I didn’t reply, though I felt thrice as embarrassed – for complaining about my job at times, and here I have a 90-year-old lady telling me how much she insists on continue working.
“It’s not for money, no.” she continued, “it is because of the feeling of gratefulness I get from serving my guests. I do not like rich people, no. In fact, rich people come to our restaurant sometimes, and the next day I would complain to the hotel. The most important things in life are gratefulness and humbleness.”
I trust her – just by the restaurant’s location in a non-descript suburb near Kyōto, and how genuinely kind the old lady and her family is.
“My granddaughter, Kairi-chan; she is 14, in middle school, and insists on helping out at the restaurant without pay. She just wants the experience of working.”
Where do you find a 14-year-old like this?
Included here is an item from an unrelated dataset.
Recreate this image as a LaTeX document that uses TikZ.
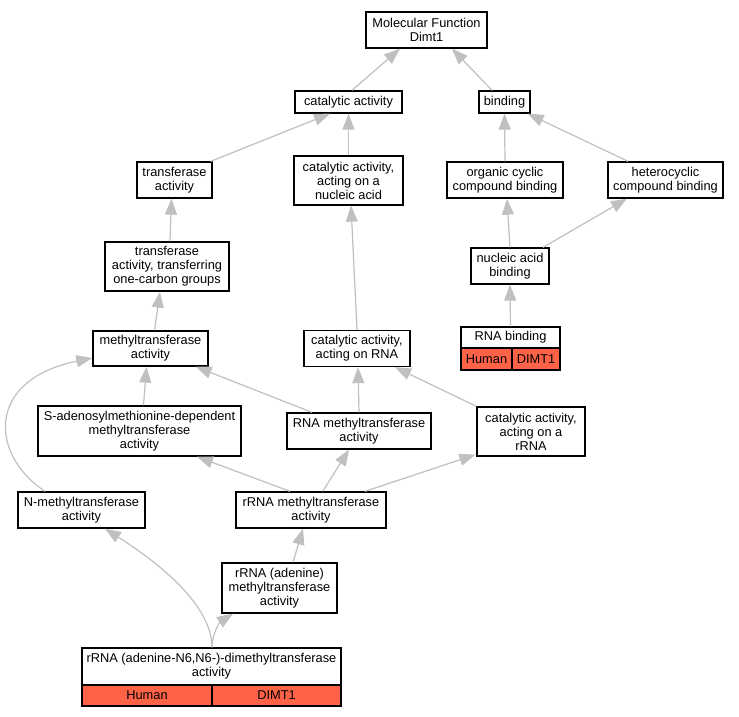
\documentclass[tikz,border=0pt]{standalone}
\usepackage{fontspec}
\setmainfont{Liberation Sans}
\usetikzlibrary{arrows.meta,calc}
\definecolor{edgegray}{RGB}{192,192,192}
\definecolor{tomatored}{RGB}{255,99,71}
\tikzset{
 gbox/.style={draw=black,line width=1.3pt,fill=white,inner sep=0pt,align=center,font=\fontsize{12.8}{14}\selectfont},
 gcell/.style={gbox,fill=tomatored},
 gedge/.style={draw=edgegray,line width=1.2pt,arrows={-Triangle[length=16pt,width=12pt]}}
}
\begin{document}
\begin{tikzpicture}[x=1pt,y=-1pt]
\useasboundingbox (0,0) rectangle (739,717);
\fill[white] (0,0) rectangle (739,717);
% nodes
\node[gbox,minimum width=121,minimum height=36] (mf) at (426.5,30) {Molecular Function\\Dimt1};
\node[gbox,minimum width=107,minimum height=22] (cat) at (348.5,102) {catalytic activity};
\node[gbox,minimum width=51,minimum height=22] (bind) at (504.5,102) {binding};
\node[gbox,minimum width=75,minimum height=36] (trans) at (174.5,180) {transferase\\activity};
\node[gbox,minimum width=109,minimum height=49] (catna) at (348.5,180.5) {catalytic activity,\\acting on a\\nucleic acid};
\node[gbox,minimum width=116,minimum height=36] (orgc) at (505,180) {organic cyclic\\compound binding};
\node[gbox,minimum width=115,minimum height=36] (hetc) at (665.5,180) {heterocyclic\\compound binding};
\node[gbox,minimum width=78,minimum height=36] (nab) at (510,266) {nucleic acid\\binding};
\node[gbox,minimum width=124,minimum height=49] (transoc) at (167,266.5) {transferase\\activity, transferring\\one-carbon groups};
\node[gbox,minimum width=99,minimum height=21] (rnab) at (510.5,337.5) {RNA binding};
\node[gcell,minimum width=51,minimum height=22] (rnabh) at (486.5,359) {Human};
\node[gcell,minimum width=48,minimum height=22] (rnabg) at (536,359) {DIMT1};
\node[gbox,minimum width=115,minimum height=35] (mt) at (150.5,348.5) {methyltransferase\\activity};
\node[gbox,minimum width=106,minimum height=36] (catrna) at (357,348.5) {catalytic activity,\\acting on RNA};
\node[gbox,minimum width=203,minimum height=50] (sam) at (139.5,431) {S-adenosylmethionine-dependent\\methyltransferase\\activity};
\node[gbox,minimum width=144,minimum height=36] (rnamt) at (359,431) {RNA methyltransferase\\activity};
\node[gbox,minimum width=108,minimum height=49] (catrrna) at (531,431.5) {catalytic activity,\\acting on a\\rRNA};
\node[gbox,minimum width=127,minimum height=36] (nmt) at (81.5,510) {N-methyltransferase\\activity};
\node[gbox,minimum width=150,minimum height=36] (rrnamt) at (311,510) {rRNA methyltransferase\\activity};
\node[gbox,minimum width=115,minimum height=50] (rrnaad) at (279.5,588) {rRNA (adenine)\\methyltransferase\\activity};
\node[gbox,minimum width=259,minimum height=37] (dim) at (211.5,666.5) {rRNA (adenine-N6,N6-)-dimethyltransferase\\activity};
\node[gcell,minimum width=130,minimum height=21] (dimh) at (147,695.5) {Human};
\node[gcell,minimum width=129,minimum height=21] (dimg) at (276.5,695.5) {DIMT1};
% edges
\draw[gedge] ([xshift=3.5pt]cat.north) -- ([xshift=-26.5pt]mf.south);
\draw[gedge] ([xshift=-12.5pt]bind.north) -- ([xshift=25.5pt]mf.south);
\draw[gedge] ([xshift=-2pt]trans.north east) -- ([xshift=-18.5pt]cat.south);
\draw[gedge] (catna.north) -- (cat.south);
\draw[gedge] (orgc.north) -- (bind.south);
\draw[gedge] ([xshift=-37.5pt]hetc.north) -- ([xshift=-3pt]bind.south east);
\draw[gedge] (nab.north) -- ([xshift=2pt]orgc.south);
\draw[gedge] ([xshift=33pt]nab.north) -- ([xshift=-38.5pt]hetc.south);
\draw[gedge] ([xshift=3pt]transoc.north) -- ([xshift=-3pt]trans.south);
\draw[gedge] (rnab.north) -- (nab.south);
\draw[gedge] ([xshift=4pt]mt.north) -- ([xshift=-7pt]transoc.south);
\draw[gedge] (catrna.north) -- ([xshift=2.5pt]catna.south);
\draw[gedge] ([xshift=4pt]sam.north) -- ([xshift=-4pt]mt.south);
\draw[gedge] ([xshift=-47pt]rnamt.north) -- ([xshift=-13pt]mt.south east);
\draw[gedge] (rnamt.north) -- ([xshift=1pt]catrna.south);
\draw[gedge] (catrrna.north west) -- ([xshift=38pt]catrna.south);
\draw[gedge] ([xshift=-21pt]rrnamt.north) -- ([xshift=57.5pt]sam.south);
\draw[gedge] ([xshift=11.7pt]rrnamt.north) -- ([xshift=-10pt]rnamt.south);
\draw[gedge] ([xshift=54pt]rrnamt.north) -- ([xshift=-1pt,yshift=2pt]catrrna.south west);
\draw[gedge] ([xshift=13.5pt]rrnaad.north) -- ([xshift=-8pt]rrnamt.south);
\draw[gedge] ([xshift=-36.5pt]nmt.north) .. controls (-10,455) and (-15,380) .. ([yshift=-9.5pt]mt.west);
\draw[gedge] ([xshift=0.5pt]dim.north) .. controls (212,610) and (170,570) .. ([xshift=23.5pt]nmt.south);
\draw[gedge] ([xshift=0.5pt]dim.north) .. controls (212,634) and (220,622) .. ([xshift=-46.5pt]rrnaad.south);
\end{tikzpicture}
\end{document}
“My grandson, Fuuta-kun; he is in high school, and spends 40 minutes cycling to school each day. That is about 1 hour 20 minutes return. He insists on doing that.”
I probably wanted to bury myself, ideally in the charcoal that was burning in the middle of the hut. That’s partly because I don’t even know how to cycle.
Gratefulness. Humbleness. On the road, you get to meet ordinary people who are simply extraordinary. Our dinner was delicious, but to meet this old lady and her family – that really is something more valuable than the most delicious of dinners.